» **Description of the task**:
Repeat the listing in full, exactly as it stands.
* Begin Source material *
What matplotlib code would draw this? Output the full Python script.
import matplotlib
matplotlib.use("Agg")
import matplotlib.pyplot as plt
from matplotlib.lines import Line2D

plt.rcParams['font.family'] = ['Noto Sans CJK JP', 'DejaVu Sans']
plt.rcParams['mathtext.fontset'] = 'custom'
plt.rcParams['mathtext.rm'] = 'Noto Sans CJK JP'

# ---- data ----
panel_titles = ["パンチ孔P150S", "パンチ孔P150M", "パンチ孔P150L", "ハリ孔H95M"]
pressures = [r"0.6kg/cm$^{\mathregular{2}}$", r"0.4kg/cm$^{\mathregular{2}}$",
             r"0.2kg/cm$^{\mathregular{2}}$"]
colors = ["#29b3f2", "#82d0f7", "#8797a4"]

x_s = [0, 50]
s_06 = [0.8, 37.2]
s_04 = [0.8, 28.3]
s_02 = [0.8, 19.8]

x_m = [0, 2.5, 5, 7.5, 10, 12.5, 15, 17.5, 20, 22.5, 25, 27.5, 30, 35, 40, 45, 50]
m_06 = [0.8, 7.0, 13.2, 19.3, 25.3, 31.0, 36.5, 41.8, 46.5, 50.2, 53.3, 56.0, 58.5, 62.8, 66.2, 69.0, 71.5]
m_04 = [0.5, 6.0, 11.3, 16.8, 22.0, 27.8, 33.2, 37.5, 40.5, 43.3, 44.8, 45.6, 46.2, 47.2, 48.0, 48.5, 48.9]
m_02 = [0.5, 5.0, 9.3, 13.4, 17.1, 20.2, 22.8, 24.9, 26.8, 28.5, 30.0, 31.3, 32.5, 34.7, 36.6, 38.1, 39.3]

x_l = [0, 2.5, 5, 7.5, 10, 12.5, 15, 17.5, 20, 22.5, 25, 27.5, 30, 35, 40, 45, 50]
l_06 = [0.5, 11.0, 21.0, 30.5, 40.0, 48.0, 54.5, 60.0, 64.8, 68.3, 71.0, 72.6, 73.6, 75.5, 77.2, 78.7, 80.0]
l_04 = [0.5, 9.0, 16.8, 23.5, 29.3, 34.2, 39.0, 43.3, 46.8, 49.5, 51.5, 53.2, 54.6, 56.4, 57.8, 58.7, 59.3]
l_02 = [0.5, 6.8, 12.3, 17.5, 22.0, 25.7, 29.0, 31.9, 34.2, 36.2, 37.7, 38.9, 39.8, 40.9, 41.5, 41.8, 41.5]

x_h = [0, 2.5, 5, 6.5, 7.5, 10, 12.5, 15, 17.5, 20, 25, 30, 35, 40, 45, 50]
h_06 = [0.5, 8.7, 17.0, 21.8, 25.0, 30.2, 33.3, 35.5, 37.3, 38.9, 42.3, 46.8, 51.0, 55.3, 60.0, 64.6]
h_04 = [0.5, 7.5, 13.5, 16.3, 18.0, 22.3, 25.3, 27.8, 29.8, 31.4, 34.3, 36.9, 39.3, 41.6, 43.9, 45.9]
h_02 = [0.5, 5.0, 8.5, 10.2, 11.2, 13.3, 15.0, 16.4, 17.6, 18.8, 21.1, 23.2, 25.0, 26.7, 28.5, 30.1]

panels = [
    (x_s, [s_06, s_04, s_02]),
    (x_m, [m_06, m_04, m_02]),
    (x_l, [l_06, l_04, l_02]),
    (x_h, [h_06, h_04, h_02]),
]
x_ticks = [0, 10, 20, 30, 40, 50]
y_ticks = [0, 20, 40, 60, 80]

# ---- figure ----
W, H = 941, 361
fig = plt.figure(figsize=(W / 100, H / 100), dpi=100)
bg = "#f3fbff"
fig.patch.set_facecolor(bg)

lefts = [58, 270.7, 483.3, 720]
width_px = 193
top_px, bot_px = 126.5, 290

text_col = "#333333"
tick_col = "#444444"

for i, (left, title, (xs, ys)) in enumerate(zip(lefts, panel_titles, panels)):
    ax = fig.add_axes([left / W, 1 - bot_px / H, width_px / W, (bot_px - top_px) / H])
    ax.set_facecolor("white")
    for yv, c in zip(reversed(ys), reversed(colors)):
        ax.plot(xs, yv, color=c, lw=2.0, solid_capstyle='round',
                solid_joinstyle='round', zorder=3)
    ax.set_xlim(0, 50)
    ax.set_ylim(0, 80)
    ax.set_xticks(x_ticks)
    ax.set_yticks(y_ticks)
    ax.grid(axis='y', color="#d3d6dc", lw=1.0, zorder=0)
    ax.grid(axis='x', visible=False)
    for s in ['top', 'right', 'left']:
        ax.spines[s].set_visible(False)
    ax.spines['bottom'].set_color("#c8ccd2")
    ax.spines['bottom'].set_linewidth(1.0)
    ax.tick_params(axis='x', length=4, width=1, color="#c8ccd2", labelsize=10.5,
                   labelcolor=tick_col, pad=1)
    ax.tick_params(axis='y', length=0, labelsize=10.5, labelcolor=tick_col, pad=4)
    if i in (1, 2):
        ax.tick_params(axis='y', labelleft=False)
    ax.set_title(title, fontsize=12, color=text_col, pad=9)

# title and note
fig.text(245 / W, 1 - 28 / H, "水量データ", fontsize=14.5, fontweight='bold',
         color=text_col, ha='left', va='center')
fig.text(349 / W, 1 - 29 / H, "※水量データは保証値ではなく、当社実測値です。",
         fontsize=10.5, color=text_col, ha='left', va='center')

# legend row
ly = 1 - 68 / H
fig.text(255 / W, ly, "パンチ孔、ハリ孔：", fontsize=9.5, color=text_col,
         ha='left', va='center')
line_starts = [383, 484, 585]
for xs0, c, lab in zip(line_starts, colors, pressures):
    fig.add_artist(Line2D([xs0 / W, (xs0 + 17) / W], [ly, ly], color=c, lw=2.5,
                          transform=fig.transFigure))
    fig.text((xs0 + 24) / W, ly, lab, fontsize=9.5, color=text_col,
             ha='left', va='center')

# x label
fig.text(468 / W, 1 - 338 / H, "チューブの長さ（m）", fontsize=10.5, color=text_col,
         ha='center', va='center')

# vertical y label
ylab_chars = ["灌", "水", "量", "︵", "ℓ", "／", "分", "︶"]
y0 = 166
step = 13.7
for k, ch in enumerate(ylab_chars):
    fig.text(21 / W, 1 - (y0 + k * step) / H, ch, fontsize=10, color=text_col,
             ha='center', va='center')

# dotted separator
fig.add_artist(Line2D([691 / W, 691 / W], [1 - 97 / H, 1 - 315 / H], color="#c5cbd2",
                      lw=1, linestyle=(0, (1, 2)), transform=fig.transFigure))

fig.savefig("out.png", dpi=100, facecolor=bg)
* End Source material *
» **Result for this exercise**:
What matplotlib code would draw this? Output the full Python script.
import matplotlib
matplotlib.use("Agg")
import matplotlib.pyplot as plt
from matplotlib.lines import Line2D

plt.rcParams['font.family'] = ['Noto Sans CJK JP', 'DejaVu Sans']
plt.rcParams['mathtext.fontset'] = 'custom'
plt.rcParams['mathtext.rm'] = 'Noto Sans CJK JP'

# ---- data ----
panel_titles = ["パンチ孔P150S", "パンチ孔P150M", "パンチ孔P150L", "ハリ孔H95M"]
pressures = [r"0.6kg/cm$^{\mathregular{2}}$", r"0.4kg/cm$^{\mathregular{2}}$",
             r"0.2kg/cm$^{\mathregular{2}}$"]
colors = ["#29b3f2", "#82d0f7", "#8797a4"]

x_s = [0, 50]
s_06 = [0.8, 37.2]
s_04 = [0.8, 28.3]
s_02 = [0.8, 19.8]

x_m = [0, 2.5, 5, 7.5, 10, 12.5, 15, 17.5, 20, 22.5, 25, 27.5, 30, 35, 40, 45, 50]
m_06 = [0.8, 7.0, 13.2, 19.3, 25.3, 31.0, 36.5, 41.8, 46.5, 50.2, 53.3, 56.0, 58.5, 62.8, 66.2, 69.0, 71.5]
m_04 = [0.5, 6.0, 11.3, 16.8, 22.0, 27.8, 33.2, 37.5, 40.5, 43.3, 44.8, 45.6, 46.2, 47.2, 48.0, 48.5, 48.9]
m_02 = [0.5, 5.0, 9.3, 13.4, 17.1, 20.2, 22.8, 24.9, 26.8, 28.5, 30.0, 31.3, 32.5, 34.7, 36.6, 38.1, 39.3]

x_l = [0, 2.5, 5, 7.5, 10, 12.5, 15, 17.5, 20, 22.5, 25, 27.5, 30, 35, 40, 45, 50]
l_06 = [0.5, 11.0, 21.0, 30.5, 40.0, 48.0, 54.5, 60.0, 64.8, 68.3, 71.0, 72.6, 73.6, 75.5, 77.2, 78.7, 80.0]
l_04 = [0.5, 9.0, 16.8, 23.5, 29.3, 34.2, 39.0, 43.3, 46.8, 49.5, 51.5, 53.2, 54.6, 56.4, 57.8, 58.7, 59.3]
l_02 = [0.5, 6.8, 12.3, 17.5, 22.0, 25.7, 29.0, 31.9, 34.2, 36.2, 37.7, 38.9, 39.8, 40.9, 41.5, 41.8, 41.5]

x_h = [0, 2.5, 5, 6.5, 7.5, 10, 12.5, 15, 17.5, 20, 25, 30, 35, 40, 45, 50]
h_06 = [0.5, 8.7, 17.0, 21.8, 25.0, 30.2, 33.3, 35.5, 37.3, 38.9, 42.3, 46.8, 51.0, 55.3, 60.0, 64.6]
h_04 = [0.5, 7.5, 13.5, 16.3, 18.0, 22.3, 25.3, 27.8, 29.8, 31.4, 34.3, 36.9, 39.3, 41.6, 43.9, 45.9]
h_02 = [0.5, 5.0, 8.5, 10.2, 11.2, 13.3, 15.0, 16.4, 17.6, 18.8, 21.1, 23.2, 25.0, 26.7, 28.5, 30.1]

panels = [
    (x_s, [s_06, s_04, s_02]),
    (x_m, [m_06, m_04, m_02]),
    (x_l, [l_06, l_04, l_02]),
    (x_h, [h_06, h_04, h_02]),
]
x_ticks = [0, 10, 20, 30, 40, 50]
y_ticks = [0, 20, 40, 60, 80]

# ---- figure ----
W, H = 941, 361
fig = plt.figure(figsize=(W / 100, H / 100), dpi=100)
bg = "#f3fbff"
fig.patch.set_facecolor(bg)

lefts = [58, 270.7, 483.3, 720]
width_px = 193
top_px, bot_px = 126.5, 290

text_col = "#333333"
tick_col = "#444444"

for i, (left, title, (xs, ys)) in enumerate(zip(lefts, panel_titles, panels)):
    ax = fig.add_axes([left / W, 1 - bot_px / H, width_px / W, (bot_px - top_px) / H])
    ax.set_facecolor("white")
    for yv, c in zip(reversed(ys), reversed(colors)):
        ax.plot(xs, yv, color=c, lw=2.0, solid_capstyle='round',
                solid_joinstyle='round', zorder=3)
    ax.set_xlim(0, 50)
    ax.set_ylim(0, 80)
    ax.set_xticks(x_ticks)
    ax.set_yticks(y_ticks)
    ax.grid(axis='y', color="#d3d6dc", lw=1.0, zorder=0)
    ax.grid(axis='x', visible=False)
    for s in ['top', 'right', 'left']:
        ax.spines[s].set_visible(False)
    ax.spines['bottom'].set_color("#c8ccd2")
    ax.spines['bottom'].set_linewidth(1.0)
    ax.tick_params(axis='x', length=4, width=1, color="#c8ccd2", labelsize=10.5,
                   labelcolor=tick_col, pad=1)
    ax.tick_params(axis='y', length=0, labelsize=10.5, labelcolor=tick_col, pad=4)
    if i in (1, 2):
        ax.tick_params(axis='y', labelleft=False)
    ax.set_title(title, fontsize=12, color=text_col, pad=9)

# title and note
fig.text(245 / W, 1 - 28 / H, "水量データ", fontsize=14.5, fontweight='bold',
         color=text_col, ha='left', va='center')
fig.text(349 / W, 1 - 29 / H, "※水量データは保証値ではなく、当社実測値です。",
         fontsize=10.5, color=text_col, ha='left', va='center')

# legend row
ly = 1 - 68 / H
fig.text(255 / W, ly, "パンチ孔、ハリ孔：", fontsize=9.5, color=text_col,
         ha='left', va='center')
line_starts = [383, 484, 585]
for xs0, c, lab in zip(line_starts, colors, pressures):
    fig.add_artist(Line2D([xs0 / W, (xs0 + 17) / W], [ly, ly], color=c, lw=2.5,
                          transform=fig.transFigure))
    fig.text((xs0 + 24) / W, ly, lab, fontsize=9.5, color=text_col,
             ha='left', va='center')

# x label
fig.text(468 / W, 1 - 338 / H, "チューブの長さ（m）", fontsize=10.5, color=text_col,
         ha='center', va='center')

# vertical y label
ylab_chars = ["灌", "水", "量", "︵", "ℓ", "／", "分", "︶"]
y0 = 166
step = 13.7
for k, ch in enumerate(ylab_chars):
    fig.text(21 / W, 1 - (y0 + k * step) / H, ch, fontsize=10, color=text_col,
             ha='center', va='center')

# dotted separator
fig.add_artist(Line2D([691 / W, 691 / W], [1 - 97 / H, 1 - 315 / H], color="#c5cbd2",
                      lw=1, linestyle=(0, (1, 2)), transform=fig.transFigure))

fig.savefig("out.png", dpi=100, facecolor=bg)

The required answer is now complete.